I’ve been thinking recently how easy it is to be selfish and material, especially in America. I’m watching out for my own well-being, helping my kids through school and hopefully to college and off on the right foot in life, planning for my retirement, outlining travel trips I want. I contrast this with friends who are constantly reaching out to me and others, checking in, asking to make plans, willing to set aside their own needs, actively seeking ways to bring comfort to others. They embody the social support that makes us feel connected and loved.

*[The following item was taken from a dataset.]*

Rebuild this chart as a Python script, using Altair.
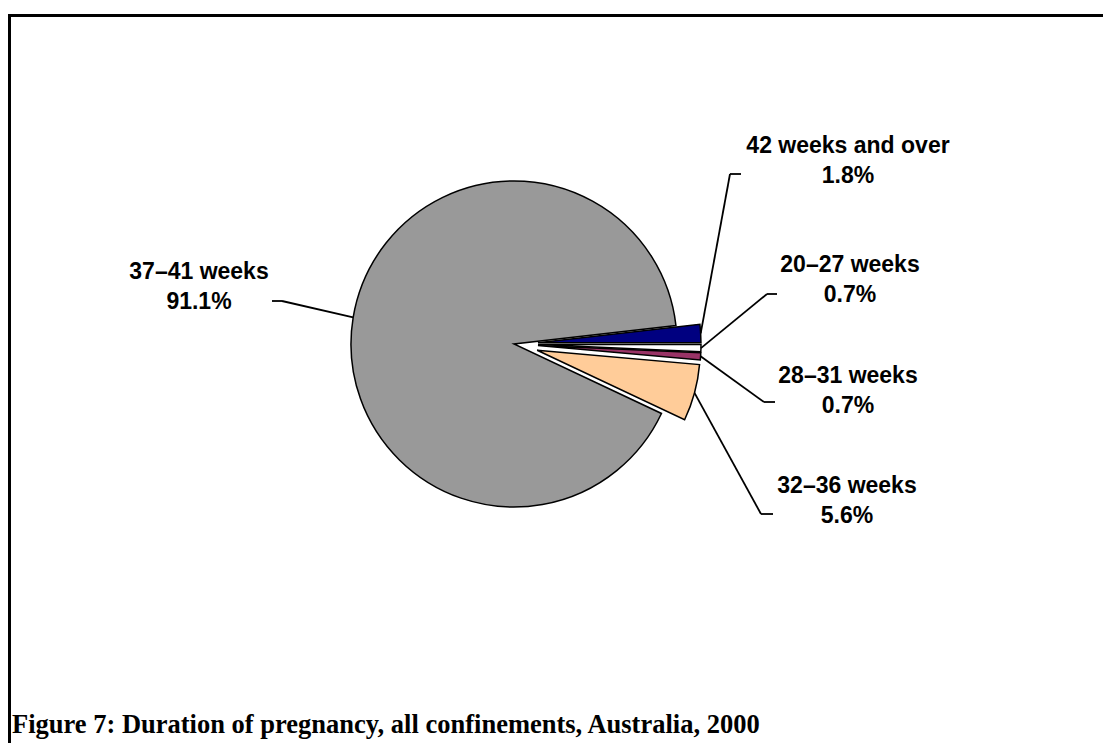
import math
import altair as alt
import pandas as pd

# ---- data ----
labels = ["42 weeks and over", "20–27 weeks", "28–31 weeks", "32–36 weeks", "37–41 weeks"]
percents = [1.8, 0.7, 0.7, 5.6, 91.1]
order = [1, 2, 3, 4, 5]
title_text = "Figure 7: Duration of pregnancy, all confinements, Australia, 2000"

# ---- styles / layout ----
colors = ["#000080", "#FFFFFF", "#993366", "#FFCC99", "#999999"]
explode_px = [24, 24, 24, 24, 0]
label_x = [840, 842, 840, 839, 191]
label_y = [145, 264, 375, 485, 271]
elbow_x = [722, 759, 756, 753, 274]
elbow_y = [166, 286, 394, 506, 293]
end_x = [733, 769, 767, 765, 264]

W, H = 1095, 735
CX, CY, R = 506, 336, 163
LINE_H = 30
START = math.pi / 2 - 2 * math.pi * percents[0] / sum(percents)

df = pd.DataFrame({
    "label": labels, "value": percents, "order": order,
    "ex": explode_px, "tx": label_x, "ty": label_y,
    "ex_x": elbow_x, "ex_y": elbow_y, "en_x": end_x, "en_y": elbow_y,
})

base = alt.Chart(df).transform_joinaggregate(
    total="sum(value)"
).transform_window(
    cum="sum(value)", sort=[alt.SortField("order")], frame=[None, 0]
).transform_calculate(
    a0=f"{START} + 2*PI*(datum.cum - datum.value)/datum.total",
    a1=f"{START} + 2*PI*datum.cum/datum.total",
).transform_calculate(
    am="(datum.a0 + datum.a1)/2",
).transform_calculate(
    cx=f"{CX} + datum.ex*sin(datum.am)",
    cy=f"{CY} - datum.ex*cos(datum.am)",
).transform_calculate(
    lx=f"datum.cx + {R}*sin(datum.am)",
    ly=f"datum.cy - {R}*cos(datum.am)",
    pct="format(datum.value, '.1f') + '%'",
    ty2=f"datum.ty + {LINE_H}",
)

arcs = base.mark_arc(radius=R, stroke="black", strokeWidth=1.5).encode(
    x=alt.X("cx:Q", scale=None, axis=None),
    y=alt.Y("cy:Q", scale=None, axis=None),
    theta=alt.Theta("a0:Q", scale=None),
    theta2="a1:Q",
    color=alt.Color("label:N", scale=alt.Scale(domain=labels, range=colors), legend=None),
)

lead1 = base.mark_rule(color="black", strokeWidth=1.8).encode(
    x=alt.X("lx:Q", scale=None, axis=None),
    y=alt.Y("ly:Q", scale=None, axis=None),
    x2="ex_x:Q", y2="ex_y:Q",
)
lead2 = base.mark_rule(color="black", strokeWidth=1.8).encode(
    x=alt.X("ex_x:Q", scale=None, axis=None),
    y=alt.Y("ex_y:Q", scale=None, axis=None),
    x2="en_x:Q", y2="en_y:Q",
)

txt_style = dict(font="Liberation Sans", fontWeight="bold", fontSize=23,
                 align="center", baseline="alphabetic", color="black")
txt1 = base.mark_text(**txt_style).encode(
    x=alt.X("tx:Q", scale=None, axis=None),
    y=alt.Y("ty:Q", scale=None, axis=None),
    text="label:N",
)
txt2 = base.mark_text(**txt_style).encode(
    x=alt.X("tx:Q", scale=None, axis=None),
    y=alt.Y("ty2:Q", scale=None, axis=None),
    text="pct:N",
)

tdf = pd.DataFrame({"t": [title_text]})
title = alt.Chart(tdf).mark_text(
    font="Liberation Serif", fontWeight="bold", fontSize=26.5,
    align="left", baseline="alphabetic", color="black"
).encode(x=alt.value(4), y=alt.value(725), text="t:N")

border_top = alt.Chart(tdf).mark_rule(color="black", strokeWidth=3).encode(
    x=alt.value(0), x2=alt.value(W), y=alt.value(7.5)
)
border_left = alt.Chart(tdf).mark_rule(color="black", strokeWidth=3).encode(
    x=alt.value(1.5), y=alt.value(6), y2=alt.value(H)
)

chart = alt.layer(arcs, lead1, lead2, txt1, txt2, title, border_top, border_left).properties(
    width=W, height=H,
    autosize=alt.AutoSizeParams(type="none"),
    padding=0,
).configure_view(stroke=None)

chart.save("out.html", embed_options={"renderer": "svg", "actions": False})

Then there’s the video made by my daughter’s middle-school teachers, each self-isolating at home, and one of them edited a series of 30-second clips of each teacher recording themselves saying hello to their students. So evident how much these people love their kids! They exemplify prioritizing people over things.

So, too, do the brave health care workers who are out on the front lines taking care of sick patients, like my friend Brian who is a hospital physician in Philadelphia. People are more important even than personal safety.

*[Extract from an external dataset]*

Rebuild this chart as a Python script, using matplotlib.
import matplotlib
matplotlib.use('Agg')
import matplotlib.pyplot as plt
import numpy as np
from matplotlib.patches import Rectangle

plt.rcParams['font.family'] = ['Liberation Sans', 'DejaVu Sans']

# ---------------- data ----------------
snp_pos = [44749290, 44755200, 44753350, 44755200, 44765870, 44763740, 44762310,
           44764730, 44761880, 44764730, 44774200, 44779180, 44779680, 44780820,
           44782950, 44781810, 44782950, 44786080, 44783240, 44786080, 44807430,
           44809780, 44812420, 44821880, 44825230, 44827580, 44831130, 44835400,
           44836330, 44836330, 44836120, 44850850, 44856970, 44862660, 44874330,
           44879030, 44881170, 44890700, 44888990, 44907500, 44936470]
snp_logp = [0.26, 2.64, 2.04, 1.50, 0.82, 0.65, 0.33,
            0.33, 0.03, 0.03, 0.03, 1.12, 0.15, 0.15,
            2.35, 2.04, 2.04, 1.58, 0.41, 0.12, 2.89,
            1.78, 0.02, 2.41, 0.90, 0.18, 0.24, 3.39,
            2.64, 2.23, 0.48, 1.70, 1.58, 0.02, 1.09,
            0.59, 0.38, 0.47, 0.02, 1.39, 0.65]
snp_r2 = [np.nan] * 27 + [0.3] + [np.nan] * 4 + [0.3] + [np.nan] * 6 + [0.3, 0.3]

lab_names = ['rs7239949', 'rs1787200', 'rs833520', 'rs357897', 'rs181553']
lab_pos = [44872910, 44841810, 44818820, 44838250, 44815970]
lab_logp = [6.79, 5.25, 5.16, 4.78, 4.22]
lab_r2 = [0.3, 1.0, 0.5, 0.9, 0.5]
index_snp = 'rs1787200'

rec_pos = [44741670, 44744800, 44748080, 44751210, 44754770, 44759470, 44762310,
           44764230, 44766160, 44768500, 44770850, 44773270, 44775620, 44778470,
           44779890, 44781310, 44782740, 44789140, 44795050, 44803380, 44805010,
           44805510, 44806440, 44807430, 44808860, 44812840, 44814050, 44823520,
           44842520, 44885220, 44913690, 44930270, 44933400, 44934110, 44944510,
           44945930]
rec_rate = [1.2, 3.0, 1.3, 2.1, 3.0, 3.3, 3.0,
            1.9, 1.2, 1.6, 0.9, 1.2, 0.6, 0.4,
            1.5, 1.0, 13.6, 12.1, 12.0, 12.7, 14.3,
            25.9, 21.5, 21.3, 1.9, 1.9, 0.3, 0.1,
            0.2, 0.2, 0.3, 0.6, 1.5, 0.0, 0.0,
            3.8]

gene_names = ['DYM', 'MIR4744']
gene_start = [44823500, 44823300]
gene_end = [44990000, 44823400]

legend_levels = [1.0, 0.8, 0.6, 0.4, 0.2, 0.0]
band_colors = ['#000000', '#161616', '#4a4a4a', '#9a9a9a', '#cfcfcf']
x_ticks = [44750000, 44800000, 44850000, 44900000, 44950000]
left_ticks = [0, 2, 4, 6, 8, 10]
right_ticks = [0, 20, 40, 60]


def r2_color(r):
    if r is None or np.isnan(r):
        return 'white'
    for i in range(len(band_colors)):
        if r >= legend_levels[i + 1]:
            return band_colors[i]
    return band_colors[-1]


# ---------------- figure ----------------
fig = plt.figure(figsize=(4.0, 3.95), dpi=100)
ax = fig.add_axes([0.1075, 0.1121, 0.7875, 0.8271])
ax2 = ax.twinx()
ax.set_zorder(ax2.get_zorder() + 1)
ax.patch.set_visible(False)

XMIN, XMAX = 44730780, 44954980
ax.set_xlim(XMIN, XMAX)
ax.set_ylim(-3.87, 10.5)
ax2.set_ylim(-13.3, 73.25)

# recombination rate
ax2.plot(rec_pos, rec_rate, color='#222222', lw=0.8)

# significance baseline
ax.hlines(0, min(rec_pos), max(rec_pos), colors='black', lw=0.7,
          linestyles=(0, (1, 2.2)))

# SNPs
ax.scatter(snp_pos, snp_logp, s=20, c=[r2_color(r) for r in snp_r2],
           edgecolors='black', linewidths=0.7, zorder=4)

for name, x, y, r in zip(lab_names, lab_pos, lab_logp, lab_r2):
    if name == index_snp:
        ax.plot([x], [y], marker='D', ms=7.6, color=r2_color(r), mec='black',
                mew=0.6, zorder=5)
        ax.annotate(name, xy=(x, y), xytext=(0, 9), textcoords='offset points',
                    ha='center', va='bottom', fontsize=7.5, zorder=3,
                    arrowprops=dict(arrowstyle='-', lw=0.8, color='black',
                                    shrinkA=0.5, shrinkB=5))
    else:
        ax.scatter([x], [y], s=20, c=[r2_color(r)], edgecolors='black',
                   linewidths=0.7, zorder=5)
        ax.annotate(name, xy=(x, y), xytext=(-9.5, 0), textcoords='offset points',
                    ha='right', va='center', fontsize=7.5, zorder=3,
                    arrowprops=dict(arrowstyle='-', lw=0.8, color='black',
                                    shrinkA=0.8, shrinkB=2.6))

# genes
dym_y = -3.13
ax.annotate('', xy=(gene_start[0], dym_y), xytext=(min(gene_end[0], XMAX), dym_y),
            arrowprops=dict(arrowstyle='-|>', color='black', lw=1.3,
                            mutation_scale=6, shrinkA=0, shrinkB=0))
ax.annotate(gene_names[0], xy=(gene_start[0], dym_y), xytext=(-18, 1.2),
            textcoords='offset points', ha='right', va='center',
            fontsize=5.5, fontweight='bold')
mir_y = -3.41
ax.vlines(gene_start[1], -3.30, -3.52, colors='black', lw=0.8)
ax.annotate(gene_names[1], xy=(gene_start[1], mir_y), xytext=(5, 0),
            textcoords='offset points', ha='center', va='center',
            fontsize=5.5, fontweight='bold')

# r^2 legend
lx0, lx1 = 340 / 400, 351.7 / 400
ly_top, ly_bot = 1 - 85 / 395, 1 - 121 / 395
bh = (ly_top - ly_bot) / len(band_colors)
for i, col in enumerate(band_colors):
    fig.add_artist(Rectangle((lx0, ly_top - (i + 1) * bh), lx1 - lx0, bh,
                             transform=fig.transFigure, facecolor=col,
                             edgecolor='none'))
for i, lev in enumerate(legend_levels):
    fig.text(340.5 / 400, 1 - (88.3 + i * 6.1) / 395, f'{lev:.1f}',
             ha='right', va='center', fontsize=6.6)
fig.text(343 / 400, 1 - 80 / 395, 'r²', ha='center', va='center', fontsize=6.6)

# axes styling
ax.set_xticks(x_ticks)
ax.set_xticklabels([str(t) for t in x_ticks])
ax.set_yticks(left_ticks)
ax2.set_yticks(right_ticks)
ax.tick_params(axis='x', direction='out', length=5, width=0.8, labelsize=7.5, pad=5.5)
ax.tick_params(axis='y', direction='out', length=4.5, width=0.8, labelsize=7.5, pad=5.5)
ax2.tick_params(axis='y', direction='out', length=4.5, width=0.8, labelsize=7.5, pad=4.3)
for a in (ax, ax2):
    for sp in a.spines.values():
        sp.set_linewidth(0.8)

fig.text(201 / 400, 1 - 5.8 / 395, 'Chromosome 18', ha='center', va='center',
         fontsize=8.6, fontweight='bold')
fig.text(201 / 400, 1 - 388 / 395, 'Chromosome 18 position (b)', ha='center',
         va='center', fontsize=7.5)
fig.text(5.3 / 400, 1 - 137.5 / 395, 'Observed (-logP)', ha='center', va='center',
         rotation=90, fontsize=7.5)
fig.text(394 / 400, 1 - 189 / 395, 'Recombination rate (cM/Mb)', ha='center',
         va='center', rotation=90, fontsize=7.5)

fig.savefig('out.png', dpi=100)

Today’s daily blog post from Seth Godin challenges us to consider what our principles really are. “What makes it a principle is that we do it now, even though (especially though) it’s hard.” If my principles value people over things, what am I going to do today, even if it’s hard even in the midst of the COVID-19 crisis, to live that?

Taking Action

I used to think, if I wanted to start something new, that I need a “big idea” to make it worthwhile and increase the chances that it will be successful. Most of us will not conceive a lottery-winning “big idea”. And even if we did, there’s really no increased chance of success just because of that. The idea still needs to be implemented and that could mean talking to people, getting funding, building skills, i.e. doing stuff.

It seems that taking action is the difference, even with small ideas. Everyone can come up with many small ideas. I may not be clear what the total future potential of the idea is, but I can take action on it now, see where it goes, and then evolve. Success is a process.

Will It Matter

Wintery weather this week and I fired up the wood stove in the family room. I remember when that stove first got installed many years ago, I think there was some issue with the product being back-ordered, and then maybe the installation crew wasn’t available or they were missing some parts, then I think there were delays with the inspection. The waiting was so frustrating, and I walked around feeling surly and snappish. Now I can’t even remember what the fuss was about! What a waste of energy that was.

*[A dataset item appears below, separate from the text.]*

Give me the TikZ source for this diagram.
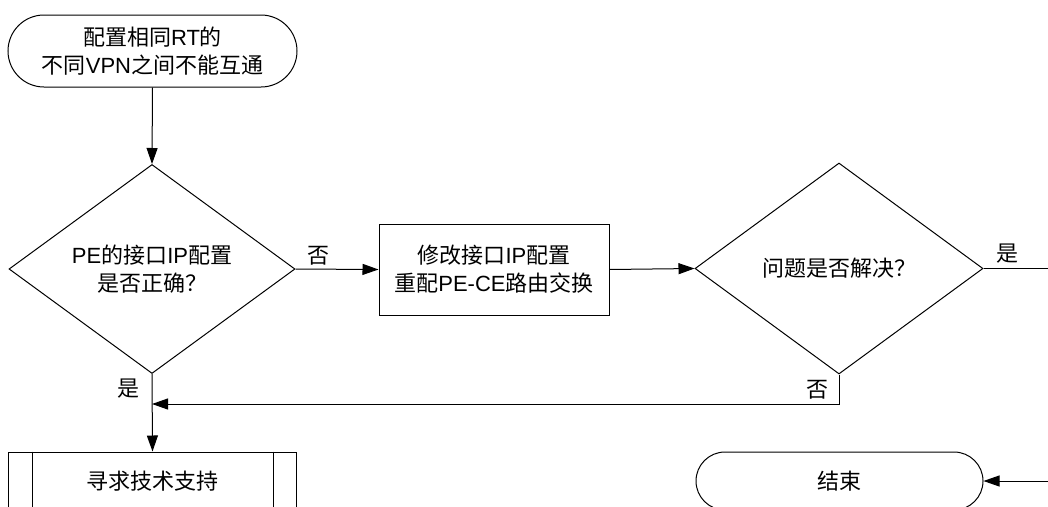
\documentclass[tikz,border=0pt]{standalone}
\usepackage{fontspec}
\setmainfont{Noto Sans CJK SC}
\newfontfamily\latfont{Liberation Sans}
\newcommand\La[1]{{\latfont #1}}
\usetikzlibrary{shapes.geometric,arrows.meta}
\tikzset{
  every node/.style={font=\fontsize{22}{28}\selectfont, align=center, inner sep=0pt},
  conn/.style={line width=1pt, draw=black},
  arr/.style={conn, -{Triangle[length=16pt,width=11pt]}},
  termbox/.style={draw, line width=1pt, rectangle},
  decbox/.style={draw, line width=1pt, diamond, aspect=1.37},
  procbox/.style={draw, line width=1pt, rectangle},
  lbl/.style={}
}
\begin{document}
\begin{tikzpicture}[x=1pt,y=-1pt]
\useasboundingbox (0,0) rectangle (1048,506);
\clip (0,0) rectangle (1048,506);
\node[termbox, rounded corners=36pt, minimum width=289pt, minimum height=72pt] (start) at (152.5,51) {配置相同\La{RT}的\\不同\La{VPN}之间不能互通};
\node[decbox, minimum width=286pt, minimum height=209pt] (d1) at (152,269) {\La{PE}的接口\La{IP}配置\\是否正确？};
\node[procbox, minimum width=230pt, minimum height=91pt] (fix) at (494,269.5) {修改接口\La{IP}配置\\重配\La{PE-CE}路由交换};
\node[decbox, minimum width=288pt, minimum height=211pt] (d2) at (839,268.5) {问题是否解决？};
\node[procbox, minimum width=288pt, minimum height=58pt] (help) at (152.5,481) {寻求技术支持};
\draw[conn] ([xshift=24pt]help.north west) -- ([xshift=24pt]help.south west);
\draw[conn] ([xshift=-24pt]help.north east) -- ([xshift=-24pt]help.south east);
\node[termbox, rounded corners=29pt, minimum width=287pt, minimum height=58pt] (end) at (839.5,481) {结束};
\coordinate (rt) at (1075,268.5);
\coordinate (jn) at (839,404);
\coordinate (jl) at (152,404);
\draw[arr] (start.south) -- (d1.north);
\draw[arr] (d1.east) -- (fix.west);
\draw[arr] (fix.east) -- (d2.west);
\draw[conn] (d2.east) -- (rt);
\draw[arr] (rt) |- (end.east);
\draw[arr] (d1.south) -- (help.north);
\draw[arr] (d2.south) -- (jn) -- (jl);
\node[lbl] (l1) at (318,256) {否};
\node[lbl] (l2) at (1007,254) {是};
\node[lbl] (l3) at (128,389) {是};
\node[lbl] (l4) at (817,390) {否};
\end{tikzpicture}
\end{document}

Now when dealing with a frustrating situation I try to recall that perspective: “Will it matter a year from now if this happens today or tomorrow or next week?” If it won’t matter (and most of the time it doesn’t), then relax. Spend that valuable energy on things that matter.

I find the same is true with when dealing with a decisions: “Will this matter a year from now?” If the answer is no (which tends to be most of the time), make the best decision I can and move on. If the answer is yes, then it makes sense to invest more time and resources and then make my best decision.

Closed Eyes, Open Eyes

I close my eyes. I think about everything that’s most important to me: family, friends, home, career, music, etc. Then I imagine that it’s all taken away. How does that make me feel? I quickly realize that what I already have is so much more important than what I don’t have. I realize how fortunate, successful, and happy I already am. Then I open my eyes. My life might not be what I consider “perfect”, but it’s already pretty great.